Having taken the trouble to collate the list of unique stations in the data file, we might as well save the results in case we want them some other time. One way to do this would be to use the mouse to copy and paste the terminal text and save a text file. Or, better yet: redirection! Try this:

cut -d, -f2 cta.csv | sort | uniq | grep -v stationname > stations.txt

Check your results with cat stations.txt.

Now, let’s assume you’re interested in the extreme ridership days – the highest and the lowest – in the year 2010 for the Western-Forest Park station. The command grep "Western-Forest Park" cta.csv will pull all the station data, but won’t restrict it to 2010. For that, we can pipe the data through another grep, as follows:

grep "Western-Forest Park" cta.csv | grep 2010

Look closely. Did the command yield the right results? If not, modify the command accordingly.

Once you have the 2010 data for Western-Forest Park, discover the lowest daily ridership as follows. Pipe the 2010 data to a use of cut that pulls out the ridership column; sort the data in numeric order (not alphabetic) by calling sort with the appropriate option; pipe the result to head -n1. Then, find the highest ridership similarly with tail.

Grading¶

For this assignment, the weights will be:

Completeness: 80%
Code Quality: 20%

The completeness score will be determined by the automated tests. The code quality score will largely be determined by whether your implementation follows the restrictions described for Tasks 1 through 3 and reuses your functions effectively.

Cleaning up¶

Before your submit your work, we strongly encourage you to get your directory into a clean state. Run make clean to remove any executables that are laying around and then run git status . to make sure you did not forget to add/commit any of the required files.

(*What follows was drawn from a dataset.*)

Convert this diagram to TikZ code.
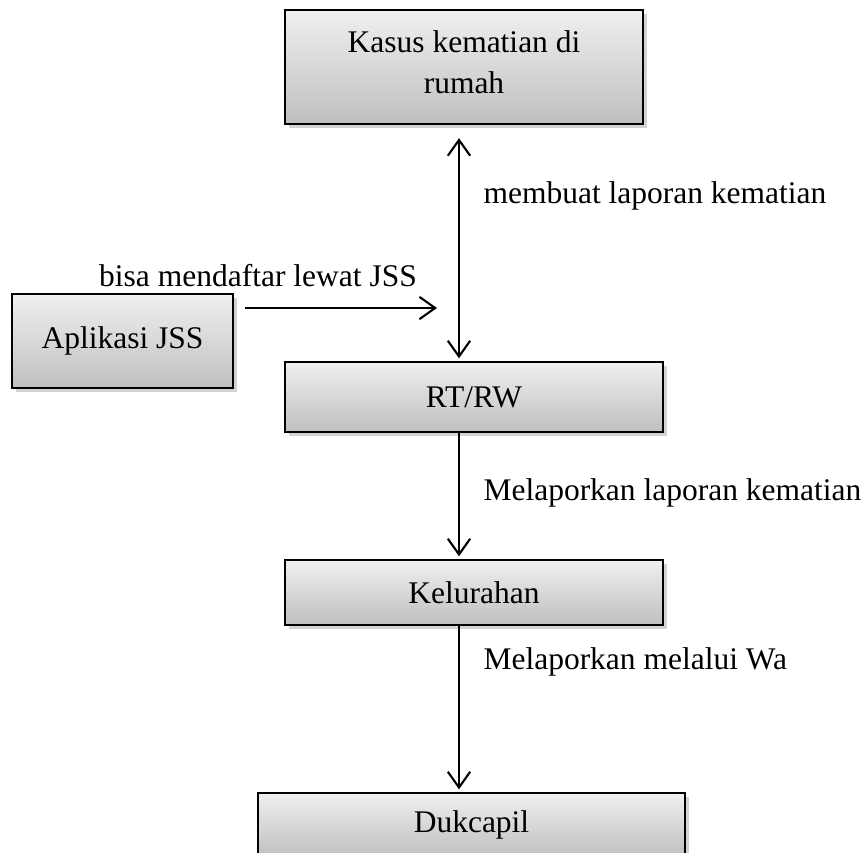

Also, remove directives, such as:

// YOUR CODE HERE

// Replace 0.0 with an appropriate return value

from your code. Make sure to recompile and rerun the tests after you clean up. It is easy to introduce a syntax error at this stage.

Submission¶

Before you upload your submission, make sure you have added the required information to the header comment in lab4.c:

your name,
the names of anyone beyond the course staff you discussed the assignment with, and
links to any resources that you used other than course materials and the course textbook.

Please remove the explanation for what is required. Note: write None in the relevant field, to indicate that you did not use any sources and/or consult anyone beyond the course staff.

To submit your work, you will need to add, commit, and push lab4.c to GitHub and then upload it to Gradescope under the lab4 assignment. Make sure to choose the right assignment on Gradescope!

You are welcome to upload your code to Gradescope multiple times before the deadline, but it is wildly inefficient to use Gradescope as a compute server. You should test your code on the CS Linux machines and only upload it when you think you are finished or when you are getting close to the deadline and want to do a “safety” submission.

You are responsible for making sure that the code you upload compiles and runs. You will get zero credit for code that does not compile.

Finally, a reminder that we will not accept late work.